### [What is being asked]
Find each line with the word "page" and copy it.

### [Dataset rows]
++++++
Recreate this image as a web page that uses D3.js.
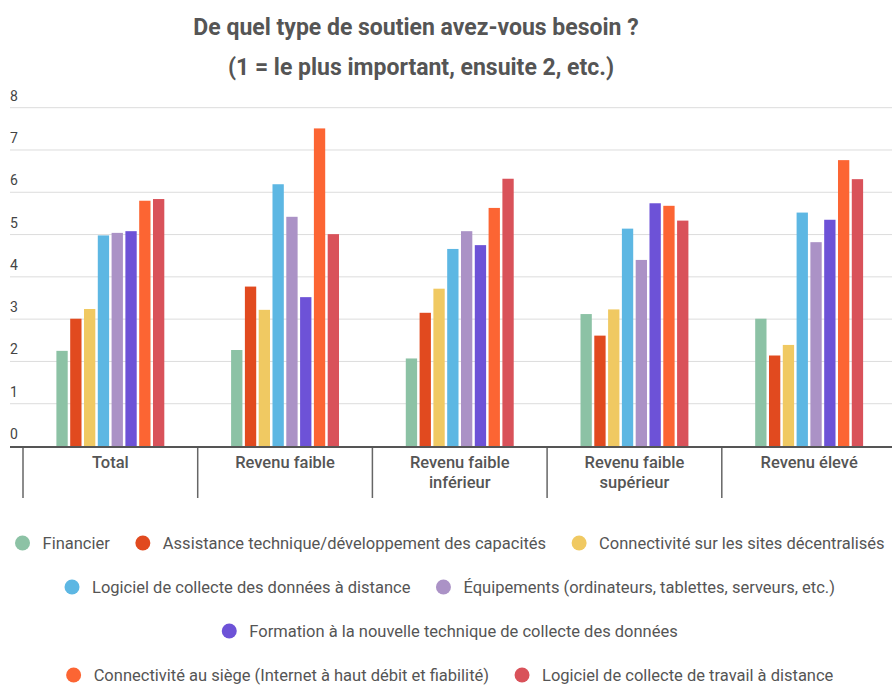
++++++
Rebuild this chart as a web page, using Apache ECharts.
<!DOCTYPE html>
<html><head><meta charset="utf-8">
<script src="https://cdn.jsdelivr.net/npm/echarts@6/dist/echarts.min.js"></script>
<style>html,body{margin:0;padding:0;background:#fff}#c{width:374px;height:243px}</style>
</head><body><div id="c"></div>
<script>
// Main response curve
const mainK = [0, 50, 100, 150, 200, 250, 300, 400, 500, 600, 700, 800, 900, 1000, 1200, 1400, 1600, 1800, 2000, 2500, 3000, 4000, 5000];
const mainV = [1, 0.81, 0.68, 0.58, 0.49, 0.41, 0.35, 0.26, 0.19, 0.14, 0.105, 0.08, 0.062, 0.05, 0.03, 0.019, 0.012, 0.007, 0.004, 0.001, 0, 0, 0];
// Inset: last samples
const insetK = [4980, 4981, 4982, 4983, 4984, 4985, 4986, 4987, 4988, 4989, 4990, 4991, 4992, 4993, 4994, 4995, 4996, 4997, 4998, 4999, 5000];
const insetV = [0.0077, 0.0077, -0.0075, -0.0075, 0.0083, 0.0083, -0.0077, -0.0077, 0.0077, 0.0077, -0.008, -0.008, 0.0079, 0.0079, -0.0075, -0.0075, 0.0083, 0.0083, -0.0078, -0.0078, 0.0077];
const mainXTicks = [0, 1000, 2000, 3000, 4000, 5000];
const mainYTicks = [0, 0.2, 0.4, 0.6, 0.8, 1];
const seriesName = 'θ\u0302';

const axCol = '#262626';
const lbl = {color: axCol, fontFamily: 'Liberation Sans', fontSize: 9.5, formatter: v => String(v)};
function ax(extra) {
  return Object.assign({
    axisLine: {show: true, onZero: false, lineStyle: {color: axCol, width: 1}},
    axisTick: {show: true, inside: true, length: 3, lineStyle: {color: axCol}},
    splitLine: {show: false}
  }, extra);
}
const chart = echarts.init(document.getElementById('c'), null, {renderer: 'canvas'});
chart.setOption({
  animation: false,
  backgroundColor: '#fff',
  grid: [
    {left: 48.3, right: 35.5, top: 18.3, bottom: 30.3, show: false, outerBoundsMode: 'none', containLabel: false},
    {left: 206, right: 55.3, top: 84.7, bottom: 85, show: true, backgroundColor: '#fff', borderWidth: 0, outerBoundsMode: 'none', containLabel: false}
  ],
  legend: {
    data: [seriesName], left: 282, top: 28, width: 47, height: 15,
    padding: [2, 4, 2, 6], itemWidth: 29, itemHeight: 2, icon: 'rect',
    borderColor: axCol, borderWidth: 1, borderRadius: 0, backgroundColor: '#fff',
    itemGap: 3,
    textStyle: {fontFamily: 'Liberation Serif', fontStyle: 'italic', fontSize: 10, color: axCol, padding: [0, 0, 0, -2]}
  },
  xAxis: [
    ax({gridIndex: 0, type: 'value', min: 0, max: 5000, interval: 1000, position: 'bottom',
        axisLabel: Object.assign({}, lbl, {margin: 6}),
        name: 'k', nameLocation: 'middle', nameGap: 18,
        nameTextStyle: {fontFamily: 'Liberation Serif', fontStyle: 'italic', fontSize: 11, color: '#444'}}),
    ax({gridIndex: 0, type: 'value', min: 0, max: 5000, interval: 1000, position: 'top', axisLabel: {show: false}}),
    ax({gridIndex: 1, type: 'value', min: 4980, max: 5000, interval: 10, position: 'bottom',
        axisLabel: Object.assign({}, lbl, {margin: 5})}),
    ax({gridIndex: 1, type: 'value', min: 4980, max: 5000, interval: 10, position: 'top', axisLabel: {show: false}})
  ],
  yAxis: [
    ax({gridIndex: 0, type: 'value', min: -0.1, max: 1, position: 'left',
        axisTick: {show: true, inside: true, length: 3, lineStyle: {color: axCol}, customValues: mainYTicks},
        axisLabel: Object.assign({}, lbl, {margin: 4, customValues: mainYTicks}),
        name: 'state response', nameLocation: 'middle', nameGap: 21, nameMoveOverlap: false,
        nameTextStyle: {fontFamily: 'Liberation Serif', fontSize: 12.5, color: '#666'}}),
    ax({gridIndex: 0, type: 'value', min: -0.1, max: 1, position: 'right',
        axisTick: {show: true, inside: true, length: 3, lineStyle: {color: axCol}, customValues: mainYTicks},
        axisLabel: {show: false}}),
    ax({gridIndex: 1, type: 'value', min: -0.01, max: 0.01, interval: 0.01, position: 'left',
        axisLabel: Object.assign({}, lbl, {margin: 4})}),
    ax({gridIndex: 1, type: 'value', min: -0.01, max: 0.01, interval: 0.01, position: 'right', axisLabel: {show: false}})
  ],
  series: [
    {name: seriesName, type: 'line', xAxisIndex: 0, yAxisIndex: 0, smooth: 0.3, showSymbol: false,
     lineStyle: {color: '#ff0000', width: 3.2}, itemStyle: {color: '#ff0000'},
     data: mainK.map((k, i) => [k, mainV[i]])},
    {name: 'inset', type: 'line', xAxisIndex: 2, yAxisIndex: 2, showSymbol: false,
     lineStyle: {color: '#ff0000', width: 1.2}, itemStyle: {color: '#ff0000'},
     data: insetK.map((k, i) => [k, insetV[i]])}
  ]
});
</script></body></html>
++++++
### [Solution]
Recreate this image as a web page that uses D3.js.
Rebuild this chart as a web page, using Apache ECharts.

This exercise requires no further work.